Thursday, March 21, 2013

Taking Stock (Please Pay For It First)

Yesterday, the Dow Jones closed at 14,511.

Okay, great. 14,511 what? You've probably asked that at some point. I've seen Stephen Colbert ask it a couple times. What exactly are we measuring here? Let's cover that today.

It's actually pretty simple. Well, relatively simple. If you've got a calculator on hand that displays a whole lot of digits. The Dow Jones Industrial Average starts off by simply adding up the prices of the 30 stocks in its index. Then it applies a multiple, called the Dow Divisor. That's it. At the outset of the Dow, it was even simpler: there were 11 stocks in the index, so you added up their prices and divided by 11. The Dow Divisor changes regularly, to compensate for changes to each of the stocks such as splits, dividends, and whatnot. (After all, if a stock splits in half- thus halving the price of a stock- and that isn't reflected somehow, it's going to result in an erroneous Dow crash and panic on Wall Street for no good reason.) Currently, the Dow Divisor is 0.130216081. Translated, that means for every dollar change in a Dow stock's price, the index moves by 7.68 points. An index reading of 14,511 would mean that, added up, one share of each stock in the Dow would run you $1,889.45.

Well, that was simple. So why stop there? Let's keep going. Not like the Dow's the only index out there.

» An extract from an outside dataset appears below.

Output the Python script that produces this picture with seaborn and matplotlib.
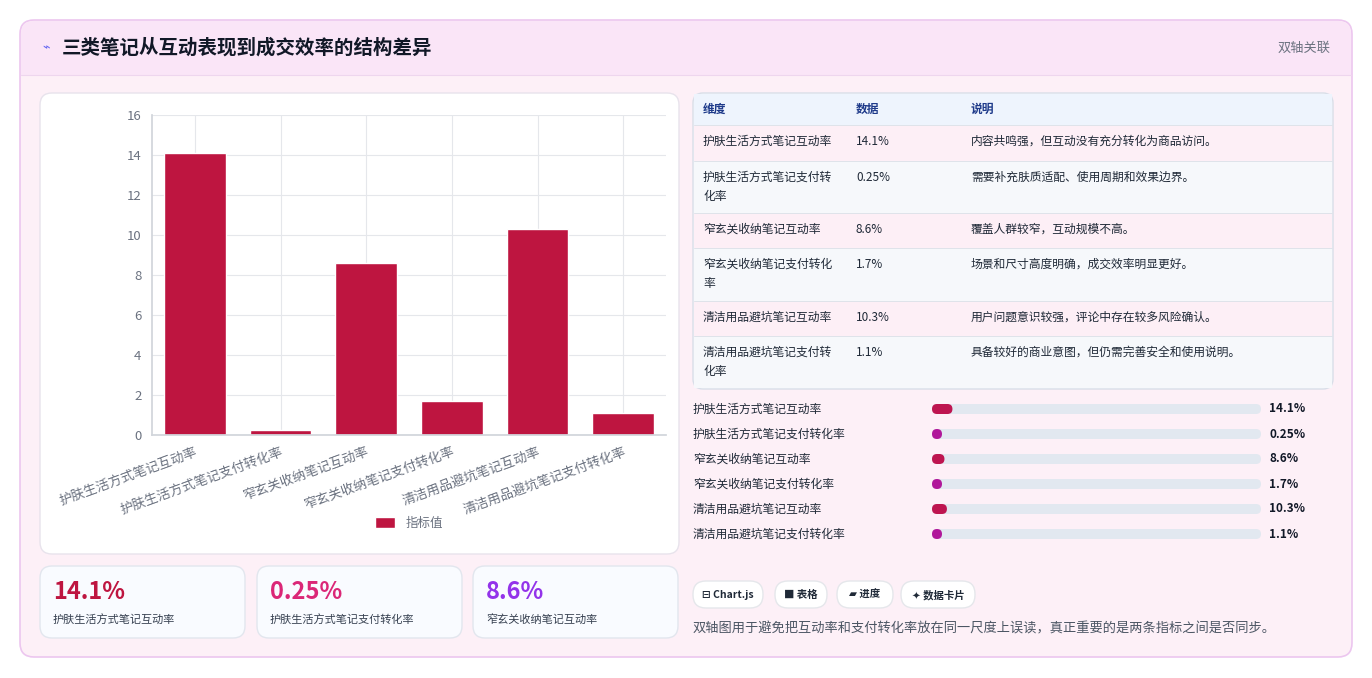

The Standard and Poor 500, like a lot of exchanges, works on the principle that the Dow misses something rather important: a dollar change in Company A's stock price may not mean the same thing as a dollar change in Company B's stock. A stock going from $1 to $2 means something different from one going from $37 to $38. The Dow doesn't account for that. What the S&P 500 measures is weighted total market value, again applied to a divisor- something all stock indices have- that's altered based on various factors. The weighting, as of 2005, is based on how many shares of each stock are made available for public trading. The more shares you put out there for trading, the more weight your stock has in the index. (Splits don't change the total value of the stocks on offer, so that's not calculated in the divisor.) So you can put away the calculator; that's not going to help you here. Also in play is a 'base period', which most indices use. A base period is a point in time that the index is measuring itself against. In the case of the S&P 500, the period of 1941-43 is used as the base, and the value of the index at that time has been set at 10. (For the Dow, the base period is May 26, 1896, and the base value is 40.94.)

Last, we'll do the NASDAQ exchange, which gets confused a bit. There are two indices that get followed. There's a limited index- the NASDAQ 100- and then there's the one you hear about on the news, the NASDAQ Composite, simply called 'the NASDAQ', which incorporates every stock on the exchange, which works out to somewhere in the neighborhood of 3,000 stocks. Both use a weighted-market-cap format, like the S&P 500. The NASDAQ 100 has a caveat that forces them to reweight the companies when domination takes hold. If a company ends up being worth over 24% of the index, the index is reweighted. If the companies with at least 4.5% weight find themselves in control of over 48% of the index, the index is reweighted. When the index is reweighted, all companies are given equal weight. As it stands, the base period is January 1, 1994, which is valued at 125 points.

The NASDAQ Composite has no reweighting mechanism. Since every company on the exchange is in the index, and since any company on the exchange can go bust at any time- the NASDAQ is a tech-heavy exchange, so this can happen even faster than it can in a normal index- the exchange has to play gatekeeper and have some standards implemented to even list a stock. The base here appears to be February 5, 1971, which is valued at 100 points. (The New York Stock Exchange also has a composite index which works the same way. It's based to January 2003 at 5,000 points.)

We'll leave it at the major American exchanges. You don't need to be sitting here reading about the exchanges in Chicago and Philadelphia. And Boston. And Phoenix.